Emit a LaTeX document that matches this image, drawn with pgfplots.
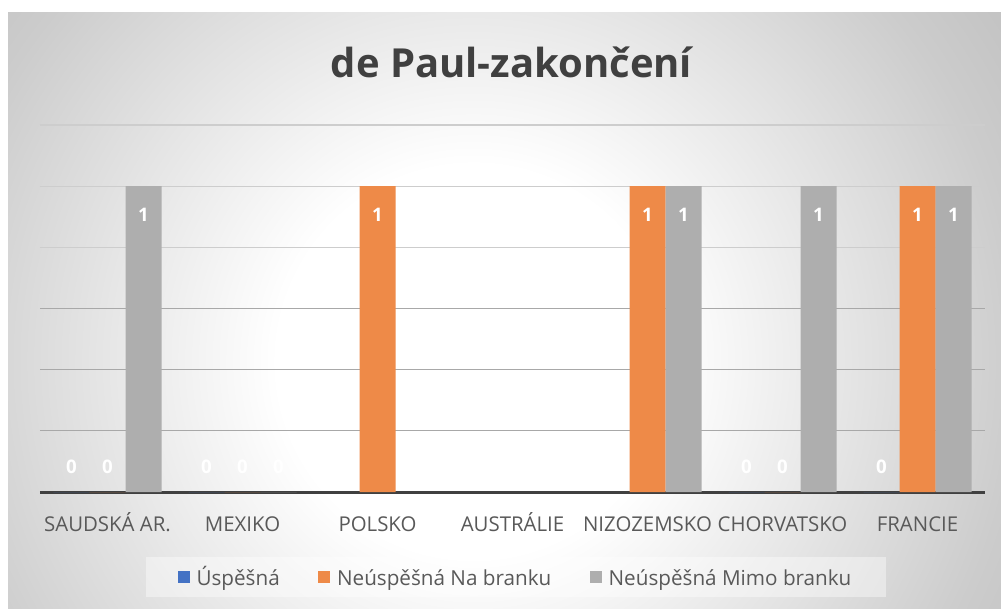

* * *

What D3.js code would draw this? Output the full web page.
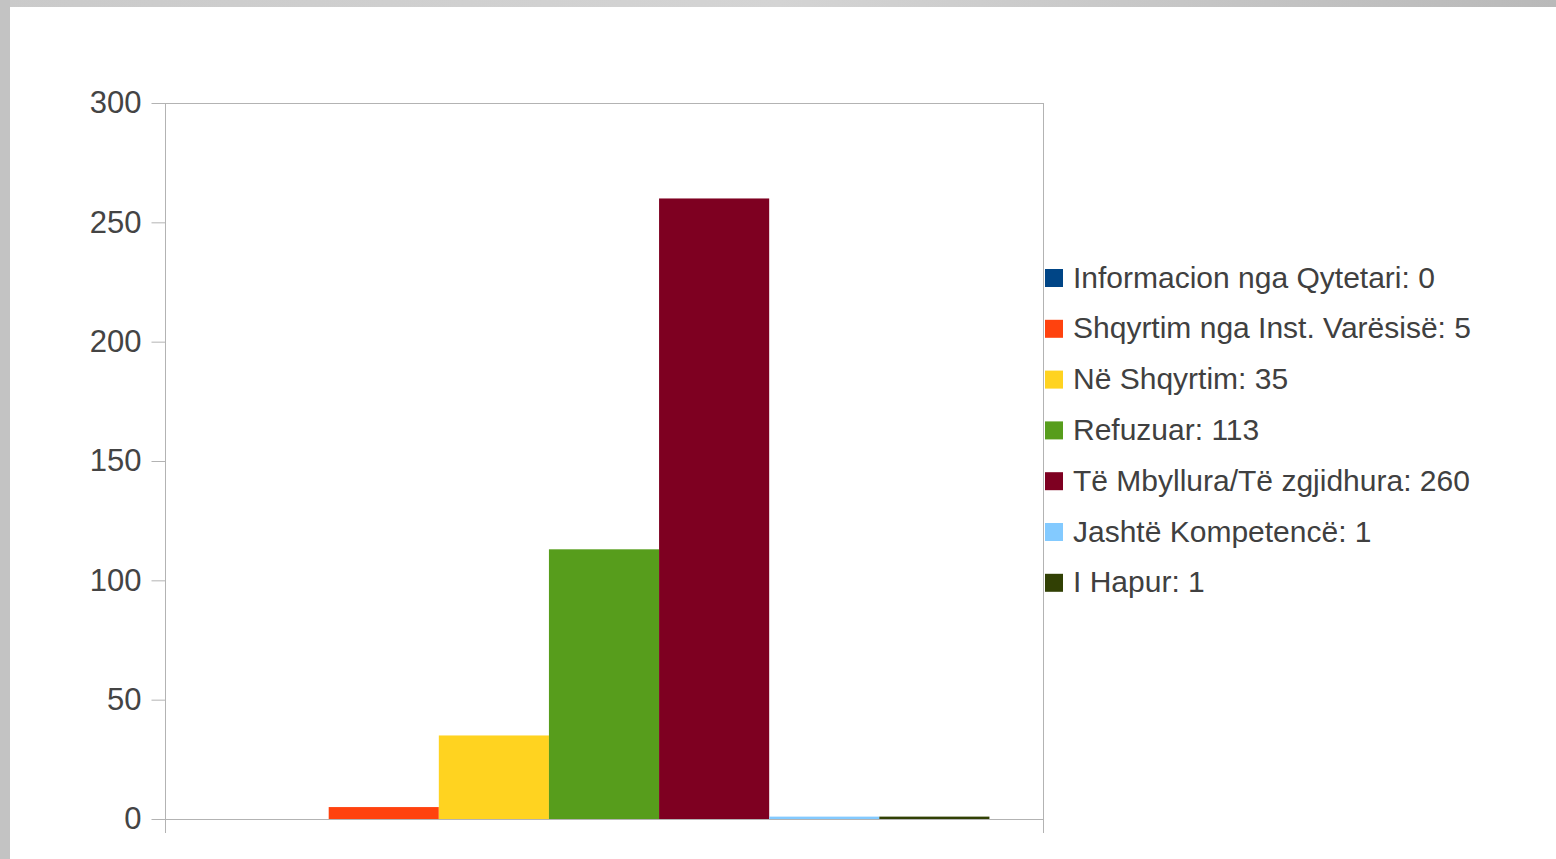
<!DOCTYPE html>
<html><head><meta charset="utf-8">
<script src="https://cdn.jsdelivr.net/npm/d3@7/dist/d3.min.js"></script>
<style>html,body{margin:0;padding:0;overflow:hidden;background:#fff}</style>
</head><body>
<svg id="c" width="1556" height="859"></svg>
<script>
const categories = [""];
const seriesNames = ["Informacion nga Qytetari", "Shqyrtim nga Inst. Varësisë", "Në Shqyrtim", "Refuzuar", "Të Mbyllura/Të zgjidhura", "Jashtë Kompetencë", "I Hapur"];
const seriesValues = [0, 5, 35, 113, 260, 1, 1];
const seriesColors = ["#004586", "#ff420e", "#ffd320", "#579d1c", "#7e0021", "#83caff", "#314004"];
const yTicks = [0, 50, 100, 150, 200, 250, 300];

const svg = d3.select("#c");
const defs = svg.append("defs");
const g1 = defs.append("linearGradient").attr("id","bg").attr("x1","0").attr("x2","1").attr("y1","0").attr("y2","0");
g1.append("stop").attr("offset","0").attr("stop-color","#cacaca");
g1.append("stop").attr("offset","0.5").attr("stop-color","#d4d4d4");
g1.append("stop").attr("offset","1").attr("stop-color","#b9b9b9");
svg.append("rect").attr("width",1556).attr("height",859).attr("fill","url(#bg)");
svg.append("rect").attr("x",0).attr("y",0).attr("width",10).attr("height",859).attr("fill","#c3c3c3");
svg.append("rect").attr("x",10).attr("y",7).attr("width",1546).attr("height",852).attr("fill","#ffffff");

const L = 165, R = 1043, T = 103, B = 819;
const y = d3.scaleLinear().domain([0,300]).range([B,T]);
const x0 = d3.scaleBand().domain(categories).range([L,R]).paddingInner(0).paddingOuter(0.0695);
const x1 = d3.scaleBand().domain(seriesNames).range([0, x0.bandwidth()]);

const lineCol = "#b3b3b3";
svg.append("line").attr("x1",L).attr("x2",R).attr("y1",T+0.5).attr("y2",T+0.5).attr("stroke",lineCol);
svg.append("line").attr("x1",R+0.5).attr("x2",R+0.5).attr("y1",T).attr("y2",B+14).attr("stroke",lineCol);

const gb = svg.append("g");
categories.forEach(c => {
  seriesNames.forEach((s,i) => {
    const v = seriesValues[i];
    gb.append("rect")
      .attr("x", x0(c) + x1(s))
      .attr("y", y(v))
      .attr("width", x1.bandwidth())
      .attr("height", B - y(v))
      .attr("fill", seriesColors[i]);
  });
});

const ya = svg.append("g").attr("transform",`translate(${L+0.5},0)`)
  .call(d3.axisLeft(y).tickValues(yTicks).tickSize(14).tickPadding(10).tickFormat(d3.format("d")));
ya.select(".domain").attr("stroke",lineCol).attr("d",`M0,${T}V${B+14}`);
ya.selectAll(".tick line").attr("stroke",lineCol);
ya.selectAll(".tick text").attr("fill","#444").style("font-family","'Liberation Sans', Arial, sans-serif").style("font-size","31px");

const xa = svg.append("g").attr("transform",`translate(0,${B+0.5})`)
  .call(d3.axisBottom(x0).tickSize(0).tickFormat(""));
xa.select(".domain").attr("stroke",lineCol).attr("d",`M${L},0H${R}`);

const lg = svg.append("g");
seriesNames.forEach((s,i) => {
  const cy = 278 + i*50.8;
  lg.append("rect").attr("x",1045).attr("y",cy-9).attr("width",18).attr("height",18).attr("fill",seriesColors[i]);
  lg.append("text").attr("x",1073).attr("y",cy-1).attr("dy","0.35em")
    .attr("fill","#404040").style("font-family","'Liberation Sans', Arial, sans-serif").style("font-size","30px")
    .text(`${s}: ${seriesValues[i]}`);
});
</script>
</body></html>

* * *

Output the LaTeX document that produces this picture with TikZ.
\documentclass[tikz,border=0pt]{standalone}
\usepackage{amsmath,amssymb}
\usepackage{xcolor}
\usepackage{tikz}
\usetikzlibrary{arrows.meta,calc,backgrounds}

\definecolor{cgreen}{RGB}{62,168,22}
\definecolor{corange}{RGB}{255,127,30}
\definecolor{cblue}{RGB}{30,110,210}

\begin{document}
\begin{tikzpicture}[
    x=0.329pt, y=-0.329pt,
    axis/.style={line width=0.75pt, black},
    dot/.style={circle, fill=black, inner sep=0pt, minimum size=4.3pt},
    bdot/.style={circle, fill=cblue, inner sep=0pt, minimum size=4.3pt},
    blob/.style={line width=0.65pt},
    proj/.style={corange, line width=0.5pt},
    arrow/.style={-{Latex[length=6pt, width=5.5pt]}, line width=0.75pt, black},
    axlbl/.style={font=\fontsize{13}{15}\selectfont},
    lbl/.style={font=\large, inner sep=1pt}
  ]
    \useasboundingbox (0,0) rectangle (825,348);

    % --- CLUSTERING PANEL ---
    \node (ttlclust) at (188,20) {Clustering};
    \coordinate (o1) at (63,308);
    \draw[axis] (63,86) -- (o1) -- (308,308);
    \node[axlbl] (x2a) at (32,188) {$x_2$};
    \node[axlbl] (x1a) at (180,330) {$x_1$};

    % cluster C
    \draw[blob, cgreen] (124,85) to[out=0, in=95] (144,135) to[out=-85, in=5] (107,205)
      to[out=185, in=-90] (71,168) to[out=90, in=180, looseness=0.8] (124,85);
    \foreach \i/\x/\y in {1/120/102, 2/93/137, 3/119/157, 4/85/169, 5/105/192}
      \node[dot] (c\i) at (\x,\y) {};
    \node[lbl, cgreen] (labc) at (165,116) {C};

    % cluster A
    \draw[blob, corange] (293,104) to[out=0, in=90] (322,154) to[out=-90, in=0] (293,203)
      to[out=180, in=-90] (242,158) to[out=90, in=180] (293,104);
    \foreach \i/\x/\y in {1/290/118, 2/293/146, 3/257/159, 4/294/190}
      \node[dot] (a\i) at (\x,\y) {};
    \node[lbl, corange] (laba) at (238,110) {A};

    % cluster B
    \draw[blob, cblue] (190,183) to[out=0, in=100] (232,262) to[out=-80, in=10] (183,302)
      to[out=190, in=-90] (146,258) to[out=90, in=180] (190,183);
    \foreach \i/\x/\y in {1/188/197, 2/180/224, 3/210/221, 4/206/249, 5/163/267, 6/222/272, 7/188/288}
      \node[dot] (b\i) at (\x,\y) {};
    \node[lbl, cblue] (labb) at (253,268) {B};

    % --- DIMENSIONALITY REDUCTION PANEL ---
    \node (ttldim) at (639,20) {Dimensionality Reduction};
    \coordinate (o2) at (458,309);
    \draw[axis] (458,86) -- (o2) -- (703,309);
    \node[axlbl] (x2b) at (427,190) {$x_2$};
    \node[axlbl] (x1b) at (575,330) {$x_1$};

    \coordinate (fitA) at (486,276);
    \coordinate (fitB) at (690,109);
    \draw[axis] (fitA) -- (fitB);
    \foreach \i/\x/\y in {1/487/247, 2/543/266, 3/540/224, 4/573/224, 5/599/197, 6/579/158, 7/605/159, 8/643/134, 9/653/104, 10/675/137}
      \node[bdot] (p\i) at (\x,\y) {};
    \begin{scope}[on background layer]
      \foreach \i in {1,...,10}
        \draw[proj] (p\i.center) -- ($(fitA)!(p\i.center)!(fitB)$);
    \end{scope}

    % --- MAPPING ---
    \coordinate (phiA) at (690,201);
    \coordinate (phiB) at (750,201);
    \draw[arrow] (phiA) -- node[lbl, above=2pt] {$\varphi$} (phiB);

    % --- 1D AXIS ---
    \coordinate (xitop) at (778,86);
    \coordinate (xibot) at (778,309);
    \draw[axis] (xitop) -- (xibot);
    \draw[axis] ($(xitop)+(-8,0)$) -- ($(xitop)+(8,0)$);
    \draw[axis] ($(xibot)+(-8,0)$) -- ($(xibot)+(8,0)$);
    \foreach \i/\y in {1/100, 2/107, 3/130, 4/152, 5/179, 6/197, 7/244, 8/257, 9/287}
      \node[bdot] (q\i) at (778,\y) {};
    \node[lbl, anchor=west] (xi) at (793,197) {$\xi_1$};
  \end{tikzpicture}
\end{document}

EXERCISE: Locate the lines above that contain "Output" and copy them.

TASK RESPONSE:
What D3.js code would draw this? Output the full web page.
Output the LaTeX document that produces this picture with TikZ.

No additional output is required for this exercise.